Data and Log File Placement

Place the data and log devices for each database on separate disks, using as many channels as possible to ensure redundancy in case a disk or mirrored set fails. Splitting the I/O between disks reduces performance issues caused by bottlenecks, which users can perceive as a lack of data-center availability. Use the following guidance when determining the type of storage redundancy for data and log files:

Data file drives — For databases larger than a single disk, use striped mirroring for all data files for maximum availability and maximum performance. For databases that can be contained on a single disk, use mirroring. For very large databases spanning many disks, use striping with distributed parity unless the additional cost of striped mirroring can be justified.
Transaction log file drive — Unless transaction log performance is an issue, use mirroring for all transaction log files.
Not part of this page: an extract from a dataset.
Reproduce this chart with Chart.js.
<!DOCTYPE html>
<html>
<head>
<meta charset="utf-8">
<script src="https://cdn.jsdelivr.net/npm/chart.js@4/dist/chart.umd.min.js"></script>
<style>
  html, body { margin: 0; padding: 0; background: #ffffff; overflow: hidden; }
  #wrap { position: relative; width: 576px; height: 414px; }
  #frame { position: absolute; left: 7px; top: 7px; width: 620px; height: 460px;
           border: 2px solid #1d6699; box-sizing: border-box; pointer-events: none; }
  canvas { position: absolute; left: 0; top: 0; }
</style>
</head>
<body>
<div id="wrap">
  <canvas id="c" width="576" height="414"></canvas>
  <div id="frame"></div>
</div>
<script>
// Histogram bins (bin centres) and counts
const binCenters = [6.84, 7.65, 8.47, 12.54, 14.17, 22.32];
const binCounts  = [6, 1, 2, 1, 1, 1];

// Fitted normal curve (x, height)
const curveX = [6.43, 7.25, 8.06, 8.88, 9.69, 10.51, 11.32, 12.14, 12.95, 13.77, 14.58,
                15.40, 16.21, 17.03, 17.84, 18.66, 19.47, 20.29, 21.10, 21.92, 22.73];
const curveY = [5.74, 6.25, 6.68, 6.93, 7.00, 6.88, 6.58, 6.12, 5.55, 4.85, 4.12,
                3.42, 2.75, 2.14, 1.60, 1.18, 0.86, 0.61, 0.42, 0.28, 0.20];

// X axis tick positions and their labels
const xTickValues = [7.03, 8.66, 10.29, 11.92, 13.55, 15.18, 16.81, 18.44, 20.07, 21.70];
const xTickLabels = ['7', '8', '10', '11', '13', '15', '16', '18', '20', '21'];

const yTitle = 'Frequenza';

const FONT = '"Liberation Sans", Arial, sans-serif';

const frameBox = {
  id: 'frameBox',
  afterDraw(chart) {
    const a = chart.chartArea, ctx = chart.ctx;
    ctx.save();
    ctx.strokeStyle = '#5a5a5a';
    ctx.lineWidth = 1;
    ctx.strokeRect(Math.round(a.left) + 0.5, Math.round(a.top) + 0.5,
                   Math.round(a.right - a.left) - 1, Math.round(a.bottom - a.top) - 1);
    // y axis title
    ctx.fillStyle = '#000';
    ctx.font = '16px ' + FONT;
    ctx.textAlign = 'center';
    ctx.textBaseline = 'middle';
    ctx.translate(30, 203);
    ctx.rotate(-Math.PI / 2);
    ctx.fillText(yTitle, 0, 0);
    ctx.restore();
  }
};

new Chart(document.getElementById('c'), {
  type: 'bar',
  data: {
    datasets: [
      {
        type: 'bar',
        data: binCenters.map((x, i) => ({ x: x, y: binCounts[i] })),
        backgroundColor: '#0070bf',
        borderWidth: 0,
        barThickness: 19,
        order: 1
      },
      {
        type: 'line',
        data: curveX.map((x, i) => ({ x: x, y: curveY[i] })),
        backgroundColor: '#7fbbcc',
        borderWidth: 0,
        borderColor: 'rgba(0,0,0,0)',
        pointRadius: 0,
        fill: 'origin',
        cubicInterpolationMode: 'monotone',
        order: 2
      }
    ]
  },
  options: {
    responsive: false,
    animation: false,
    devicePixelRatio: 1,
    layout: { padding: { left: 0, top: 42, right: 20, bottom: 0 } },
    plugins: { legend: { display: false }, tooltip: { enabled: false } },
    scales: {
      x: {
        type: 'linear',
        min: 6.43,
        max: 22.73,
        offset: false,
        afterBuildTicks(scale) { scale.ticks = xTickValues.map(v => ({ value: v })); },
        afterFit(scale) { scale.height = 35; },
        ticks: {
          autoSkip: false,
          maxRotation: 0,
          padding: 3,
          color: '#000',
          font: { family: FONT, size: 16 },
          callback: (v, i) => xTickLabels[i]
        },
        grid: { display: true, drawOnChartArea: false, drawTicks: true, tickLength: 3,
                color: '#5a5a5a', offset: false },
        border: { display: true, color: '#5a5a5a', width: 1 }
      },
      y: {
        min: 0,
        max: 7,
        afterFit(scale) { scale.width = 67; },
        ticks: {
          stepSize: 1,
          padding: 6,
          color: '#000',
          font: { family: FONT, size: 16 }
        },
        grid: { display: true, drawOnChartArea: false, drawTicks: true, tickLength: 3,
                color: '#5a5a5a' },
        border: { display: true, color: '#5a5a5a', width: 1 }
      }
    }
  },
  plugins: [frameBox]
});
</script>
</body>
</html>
Where transaction log performance is an issue, use striped mirroring to increase performance. Do not use striping with distributed parity because of its poor write performance.

Note: The disks containing the operating system should be separate from the data and transaction log files. They should also be mirrored to ensure the operating system's availability.

Using Redundant Network Cards

To ensure that users can access the data center, use redundant network interface cards (NICs), and use NIC teaming to provide automatic failover between the NICs in the event of a failure. NIC teaming combines two or more physical NICs into a single logical NIC, which ensures that the data center always has an active link to the network. To use NIC teaming, connect each NIC card to a different switch on a different subnet. NIC teaming requires software from the NIC vendor, and each NIC is configured to use a common virtual IP address. When all NICs are working properly, their combined bandwidth is pooled for increased performance. When a teamed NIC begins to fail, the software stops using the failing NIC and routes all network communication over the remaining NIC or NICs. This failover process is transparent to the operating system and other devices on the network.